How to Protect Children from Wildfire Smoke - 2 minutes read


Check the quality of your exposure

A parent herself, Dr. Prunicki has recently been looking at the Air Quality Index, or A.Q.I., before she leaves the house. It’s a color-coded scale, with six steps from green (good) to purple (hazardous), that the federal government uses to communicate the overall severity of air pollution, including the levels of PM 2.5.

Generally, an A.Q.I. up to 100 should be an acceptable level for most people to play outside. Over 100, polluted air becomes unsafe for sensitive groups, including children. Over 150 means the air is unhealthy for everyone. At higher levels on the A.Q.I., say above 200, smoke is very unhealthy and even hazardous.
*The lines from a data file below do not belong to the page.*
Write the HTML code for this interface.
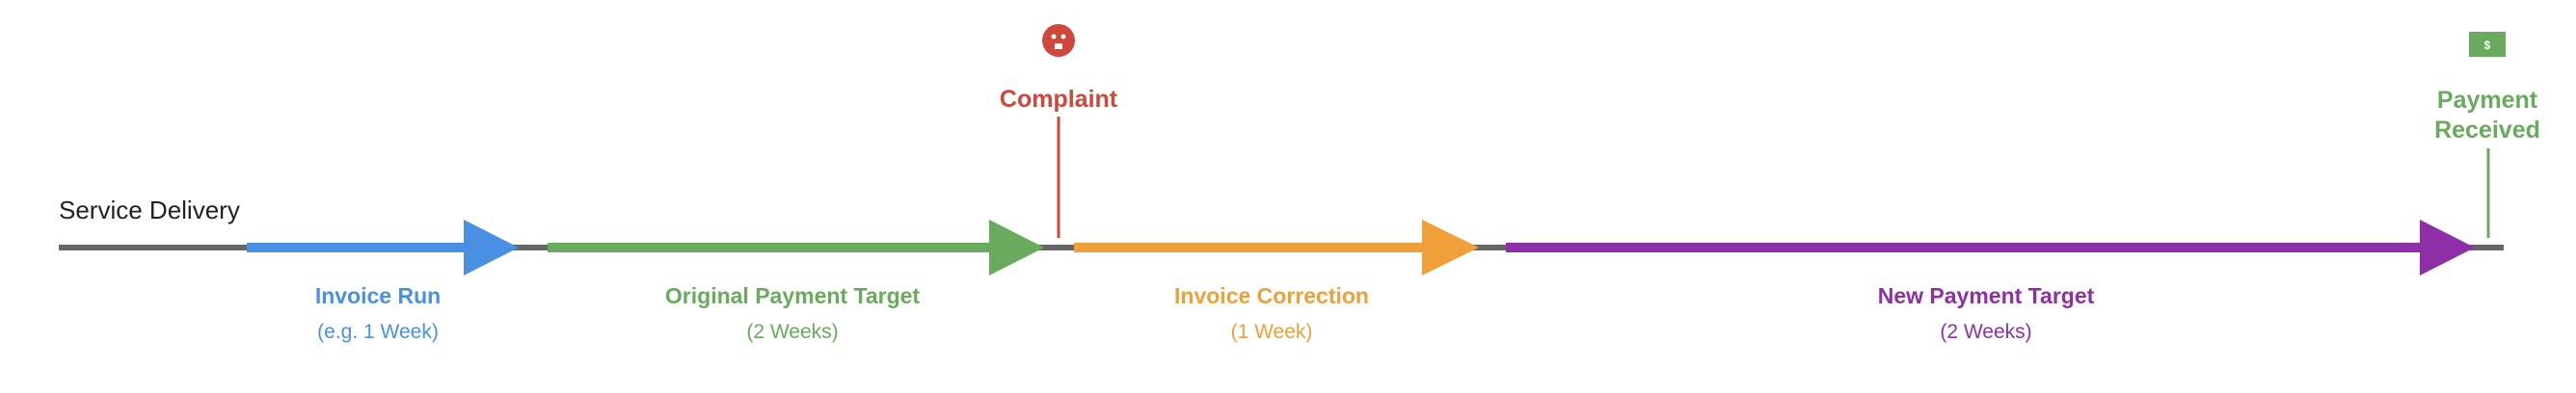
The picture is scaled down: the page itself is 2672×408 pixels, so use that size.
<!DOCTYPE html>
<html><head><meta charset="utf-8"><style>
html,body{margin:0;padding:0;background:#fff;}
svg{display:block;}
text{font-family:"Liberation Sans",sans-serif;}
</style></head><body>
<svg width="2672" height="408" viewBox="0 0 2672 408" xmlns="http://www.w3.org/2000/svg">
<line x1="61" y1="257" x2="2597" y2="257" stroke="#666" stroke-width="6"/>
<!-- blue -->
<rect x="256" y="252" width="230" height="10" fill="#4a90e2"/>
<polygon points="481,228 538,257 481,286" fill="#4a90e2"/>
<!-- green -->
<rect x="568" y="252" width="463" height="10" fill="#68ab5c"/>
<polygon points="1026,228 1083,257 1026,286" fill="#68ab5c"/>
<!-- orange -->
<rect x="1114" y="252" width="366" height="10" fill="#f0a03a"/>
<polygon points="1475,228 1534,257 1475,286" fill="#f0a03a"/>
<!-- purple -->
<rect x="1562" y="252" width="953" height="10" fill="#8e2fa8"/>
<polygon points="2510,228 2567,257 2510,286" fill="#8e2fa8"/>
<!-- markers -->
<line x1="1098" y1="121" x2="1098" y2="247" stroke="#d0473b" stroke-width="3"/>
<line x1="2581" y1="154" x2="2581" y2="247" stroke="#68ab5c" stroke-width="3"/>
<ellipse cx="1098" cy="42" rx="17" ry="17" fill="#d0473b"/>
<circle cx="1093" cy="38" r="2.5" fill="#fff"/><circle cx="1103" cy="38" r="2.5" fill="#fff"/>
<rect x="1094" y="45" width="8" height="6" fill="#fff"/>
<rect x="2561" y="33" width="38" height="26" fill="#68ab5c"/>
<text x="2580" y="51" font-size="12" fill="#fff" text-anchor="middle" font-weight="bold">$</text>
<!-- labels -->
<text x="61" y="227" font-size="26" fill="#222">Service Delivery</text>
<text x="1098" y="111" font-size="25" font-weight="bold" fill="#d0473b" text-anchor="middle">Complaint</text>
<text x="2580" y="112" font-size="25" font-weight="bold" fill="#68ab5c" text-anchor="middle">Payment</text>
<text x="2580" y="143" font-size="25" font-weight="bold" fill="#68ab5c" text-anchor="middle">Received</text>
<g text-anchor="middle">
<text x="392" y="315" font-size="23" font-weight="bold" fill="#4a90e2">Invoice Run</text>
<text x="392" y="351" font-size="21" fill="#4a90e2">(e.g. 1 Week)</text>
<text x="822" y="315" font-size="23" font-weight="bold" fill="#68ab5c">Original Payment Target</text>
<text x="822" y="351" font-size="21" fill="#68ab5c">(2 Weeks)</text>
<text x="1319" y="315" font-size="23" font-weight="bold" fill="#f0a03a">Invoice Correction</text>
<text x="1319" y="351" font-size="21" fill="#f0a03a">(1 Week)</text>
<text x="2060" y="315" font-size="23" font-weight="bold" fill="#8e2fa8">New Payment Target</text>
<text x="2060" y="351" font-size="21" fill="#8e2fa8">(2 Weeks)</text>
</g>
</svg>
</body></html>
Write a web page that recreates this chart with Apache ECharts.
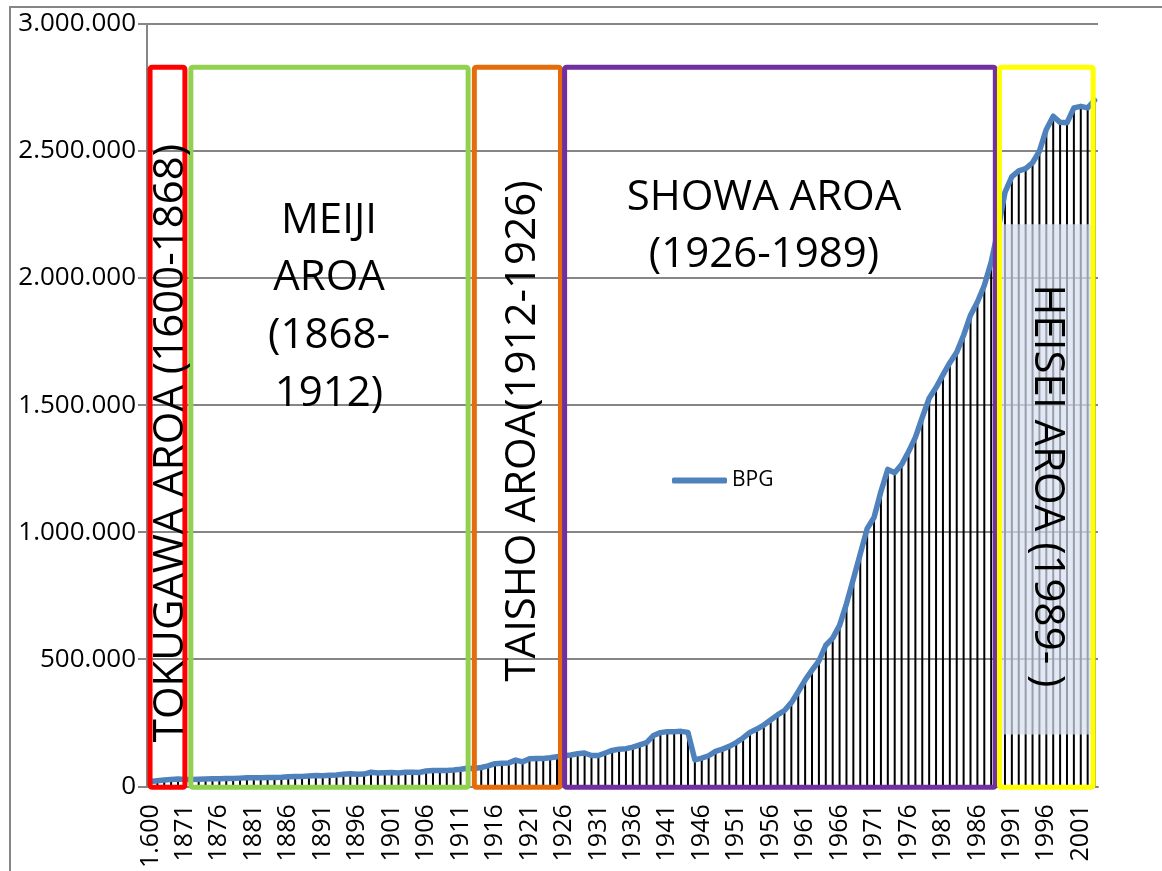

Experts recommend checking the official federal site, AirNow, which also offers push alerts. Depending where you live, you can also check PurpleAir, a global network of inexpensive, privately owned sensors. They are less accurate than federal instruments but more numerous. Additional apps like AirVisual and Breezometer combine federal data with other sources.

If eliminating smoke exposure is too hard, just reduce it

The best way to avoid the risk of air pollution is an obvious one: Get as far away from it as possible. But not everyone can afford to do that.

Realistically, medical experts say most parents should think about the risk of wildfire smoke in terms of reducing it rather than eliminating it entirely. And, with kids socially distanced from friends, parents have to weigh the threat of exposure to pollution against the benefit of socializing outside.

“Every child I care for has been suffering so much from the pandemic and the shelter-in-place and the school closures and the loss of social interaction,” said Noemi Spinazzi, a pediatrician who sees low-income patients with chronic respiratory problems at Children’s Hospital in Oakland, Calif. “For most of my patients, spending time outdoors was, up until July, the saving grace.”

Clean indoor air quality first

To defend against a shapeless enemy, doctors say to start where you spend the most time with it: at home. Tightly sealing your windows by repairing cracks, checking joints or taping them up with plastic can reduce exposure to air pollution by as much as 30 percent.